┌────────
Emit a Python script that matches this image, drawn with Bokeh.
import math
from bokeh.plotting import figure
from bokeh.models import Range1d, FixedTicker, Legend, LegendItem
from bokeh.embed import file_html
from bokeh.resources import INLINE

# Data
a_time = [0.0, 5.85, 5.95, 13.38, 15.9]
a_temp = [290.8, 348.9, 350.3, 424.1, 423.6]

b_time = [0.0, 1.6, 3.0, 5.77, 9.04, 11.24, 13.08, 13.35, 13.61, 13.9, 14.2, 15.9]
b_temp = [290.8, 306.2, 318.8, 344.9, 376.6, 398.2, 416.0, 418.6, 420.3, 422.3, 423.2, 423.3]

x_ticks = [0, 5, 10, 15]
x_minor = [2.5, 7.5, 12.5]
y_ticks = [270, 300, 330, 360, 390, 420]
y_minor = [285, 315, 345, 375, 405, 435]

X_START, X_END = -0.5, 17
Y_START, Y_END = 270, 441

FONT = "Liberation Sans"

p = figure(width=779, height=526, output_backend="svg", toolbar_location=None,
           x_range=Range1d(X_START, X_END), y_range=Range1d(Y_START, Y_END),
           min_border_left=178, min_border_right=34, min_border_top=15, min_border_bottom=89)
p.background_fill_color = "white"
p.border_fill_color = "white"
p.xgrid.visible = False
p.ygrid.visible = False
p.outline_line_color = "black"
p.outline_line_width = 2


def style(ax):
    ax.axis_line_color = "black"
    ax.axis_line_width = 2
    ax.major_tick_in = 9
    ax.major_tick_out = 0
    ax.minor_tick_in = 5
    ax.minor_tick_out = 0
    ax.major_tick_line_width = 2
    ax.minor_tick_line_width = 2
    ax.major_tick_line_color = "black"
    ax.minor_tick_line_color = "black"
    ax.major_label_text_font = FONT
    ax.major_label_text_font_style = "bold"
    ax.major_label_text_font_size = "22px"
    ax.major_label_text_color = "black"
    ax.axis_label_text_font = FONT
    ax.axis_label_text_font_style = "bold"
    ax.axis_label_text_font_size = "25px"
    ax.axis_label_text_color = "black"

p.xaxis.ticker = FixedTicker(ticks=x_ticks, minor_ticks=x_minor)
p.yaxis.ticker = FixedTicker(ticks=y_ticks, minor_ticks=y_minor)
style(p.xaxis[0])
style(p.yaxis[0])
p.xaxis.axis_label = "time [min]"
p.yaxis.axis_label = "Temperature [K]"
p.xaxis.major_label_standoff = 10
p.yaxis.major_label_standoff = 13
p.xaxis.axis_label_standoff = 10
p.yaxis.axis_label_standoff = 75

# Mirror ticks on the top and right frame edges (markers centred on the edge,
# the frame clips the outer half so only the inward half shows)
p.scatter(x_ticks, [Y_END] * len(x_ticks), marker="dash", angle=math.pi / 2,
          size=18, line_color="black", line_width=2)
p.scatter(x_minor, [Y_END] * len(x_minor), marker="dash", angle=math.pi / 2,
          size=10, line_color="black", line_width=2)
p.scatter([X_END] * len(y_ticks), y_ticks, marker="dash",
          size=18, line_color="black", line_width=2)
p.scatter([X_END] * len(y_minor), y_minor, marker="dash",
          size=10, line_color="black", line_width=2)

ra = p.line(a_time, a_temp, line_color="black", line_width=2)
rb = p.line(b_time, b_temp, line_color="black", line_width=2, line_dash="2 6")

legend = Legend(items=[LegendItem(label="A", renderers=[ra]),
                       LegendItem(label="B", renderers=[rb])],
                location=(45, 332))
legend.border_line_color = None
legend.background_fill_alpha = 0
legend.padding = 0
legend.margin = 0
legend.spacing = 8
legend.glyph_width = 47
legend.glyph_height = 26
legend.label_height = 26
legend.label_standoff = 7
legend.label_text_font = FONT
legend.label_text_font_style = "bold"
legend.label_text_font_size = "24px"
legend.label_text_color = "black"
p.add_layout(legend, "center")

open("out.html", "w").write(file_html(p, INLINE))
└────────
## Problem statement
Quote exactly the lines running from the start of the listing above through the line where "from bokeh.resources import INLINE" is found, and output no other lines.

## Correct response
Emit a Python script that matches this image, drawn with Bokeh.
import math
from bokeh.plotting import figure
from bokeh.models import Range1d, FixedTicker, Legend, LegendItem
from bokeh.embed import file_html
from bokeh.resources import INLINE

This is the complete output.